Performance Reality Check

The decision became clearer when I examined actual fraud detection performance. Despite consuming vastly more resources, the best LLM achieved only 69% accuracy with an F1-score of 0.025. Meanwhile, a simple Random Forest algorithm reached 99% accuracy with an F1-score of 0.46.

In other words, the traditional approach was both dramatically more energy efficient AND better at actually detecting fraud. My initial assumption – that LLMs' general intelligence would translate to superior fraud detection – collapsed completely in the face of empirical evidence.

Adding to these concerns, LLMs produced hallucinations (false information) at rates between 13.6% and 53.4%. Imagine explaining to your CEO why your fraud system falsely accused customers because it "hallucinated" suspicious patterns.

Finding a Middle Path

Despite these sobering findings, I'm not suggesting we abandon large language models entirely. My architectural work points to a promising compromise: a hybrid system where traditional algorithms handle continuous processing, while LLMs are selectively deployed for high-uncertainty cases.

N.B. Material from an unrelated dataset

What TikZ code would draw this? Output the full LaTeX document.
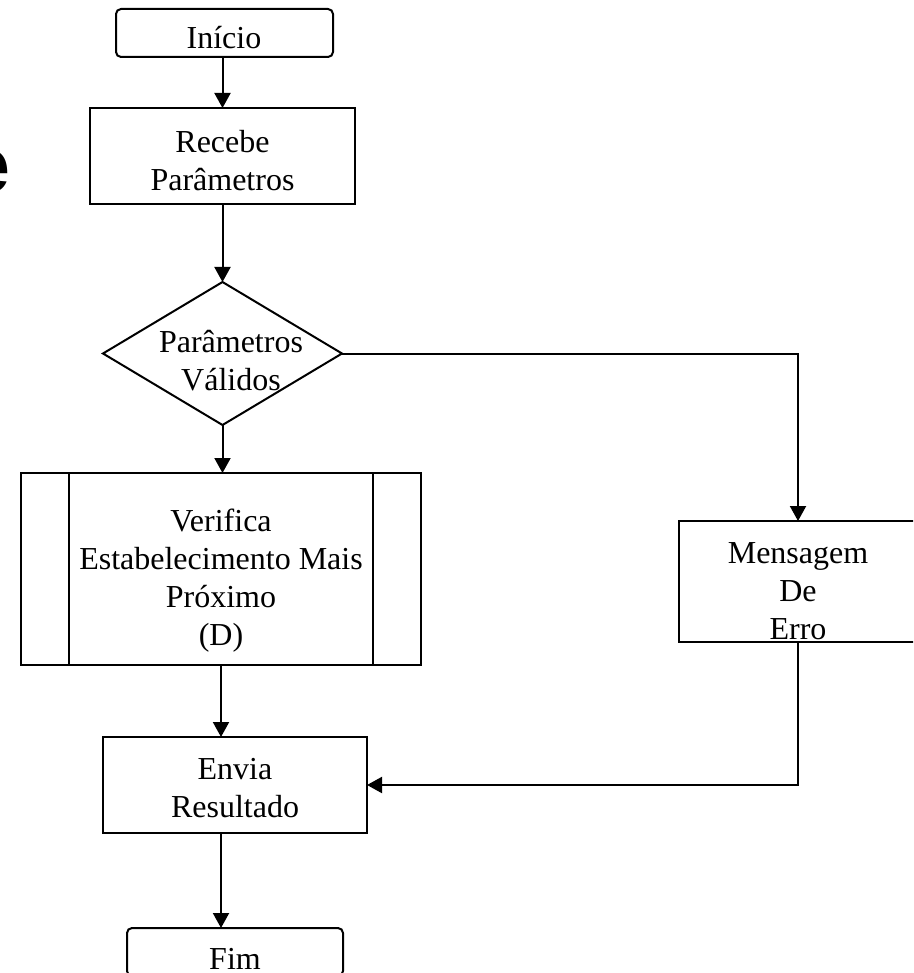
\documentclass[tikz,border=0pt]{standalone}
\usepackage{fontspec}
\setmainfont{Liberation Serif}
\newfontfamily\headfont{Liberation Sans}
\usetikzlibrary{shapes.geometric,arrows.meta}
\begin{document}
\begin{tikzpicture}[x=1pt,y=-1pt,
  shape line/.style={draw, line width=2pt, inner sep=0pt, outer sep=0pt},
  procbox/.style={shape line, rectangle, minimum width=#1},
  termbox/.style={shape line, rectangle, rounded corners=5pt, minimum width=#1, minimum height=48pt},
  decbox/.style={shape line, diamond, minimum width=239pt, minimum height=143pt},
  label text/.style={font=\fontsize{32}{38}\selectfont, align=center, inner sep=0pt, anchor=base},
  flow/.style={line width=2pt, -{Triangle[length=15pt,width=16pt]}}]

\useasboundingbox (0,0) rectangle (913,973);
\clip (0,0) rectangle (913,973);

% heading letter cut by the left edge
\node[font=\headfont\bfseries\fontsize{79}{79}\selectfont, anchor=base west, inner sep=0pt] (headletter) at (-34,193) {e};

% shapes
\node[termbox=217pt] (start) at (224.5,33) {};
\node[procbox=265pt, minimum height=96pt] (recv) at (222.5,156) {};
\node[decbox] (check) at (222.5,353.5) {};
\node[procbox=400pt, minimum height=192pt] (verif) at (221,569) {};
\draw[line width=2pt] ([xshift=48pt]verif.north west) -- ([xshift=48pt]verif.south west);
\draw[line width=2pt] ([xshift=-48pt]verif.north east) -- ([xshift=-48pt]verif.south east);
\node[procbox=238pt, minimum height=121pt] (err) at (798,581.5) {};
\node[procbox=264pt, minimum height=96pt] (send) at (235,785) {};
\node[termbox=216pt] (stop) at (235,952) {};

% connectors
\draw[flow] (recv.north |- start.south) -- (recv.north);
\draw[flow] (recv.south) -- (check.north);
\draw[flow] (check.east) -- (check.east -| err.north) -- (err.north);
\draw[flow] (check.south) -- (check.south |- verif.north);
\draw[flow] (verif.south) -- (verif.south |- send.north);
\draw[flow] (send.south -| verif.south) -- (stop.north -| verif.south);
\draw[flow] (err.south) -- (err.south |- send.east) -- (send.east);

% texts (anchored on the baseline of the last line)
\node[label text] (tstart) at (224,49) {Início};
\node[label text] (trecv) at (222.5,191) {Recebe\\Parâmetros};
\node[label text] (tcheck) at (231,390) {Parâmetros\\Válidos};
\node[label text] (tverif) at (221,645) {Verifica\\Estabelecimento Mais\\Próximo\\(D)};
\node[label text] (terr) at (798,639) {Mensagem\\De\\Erro};
\node[label text] (tsend) at (235,817) {Envia\\Resultado};
\node[label text] (tstop) at (235,969.5) {Fim};
\end{tikzpicture}
\end{document}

In this design, the stream processing infrastructure I built could direct most transactions through efficient traditional pipelines, reserving the more expensive LLM path for cases needing deeper analysis or explanation. This maintains reasonable energy consumption while leveraging LLMs' strengths in interpreting complex patterns and generating human-readable justifications.

As someone entering the professional world at a time of unprecedented AI hype, I find this perspective both grounding and liberating. It reminds me that our job isn't to use the flashiest tools, but to solve real problems in responsible, sustainable ways.

Who knows – maybe the true AI revolution won't come from building ever-larger models, but from learning when and how to deploy them with wisdom, restraint, and an eye toward their full societal costs. The architecture I've developed could be one small step in that direction.

And perhaps the most valuable lesson is this: Question your assumptions. Test them rigorously. Be prepared to be wrong. In a field moving as quickly as AI, our intuitions often lag behind reality – and sometimes, the most enlightening discoveries come from discovering just how wrong we were.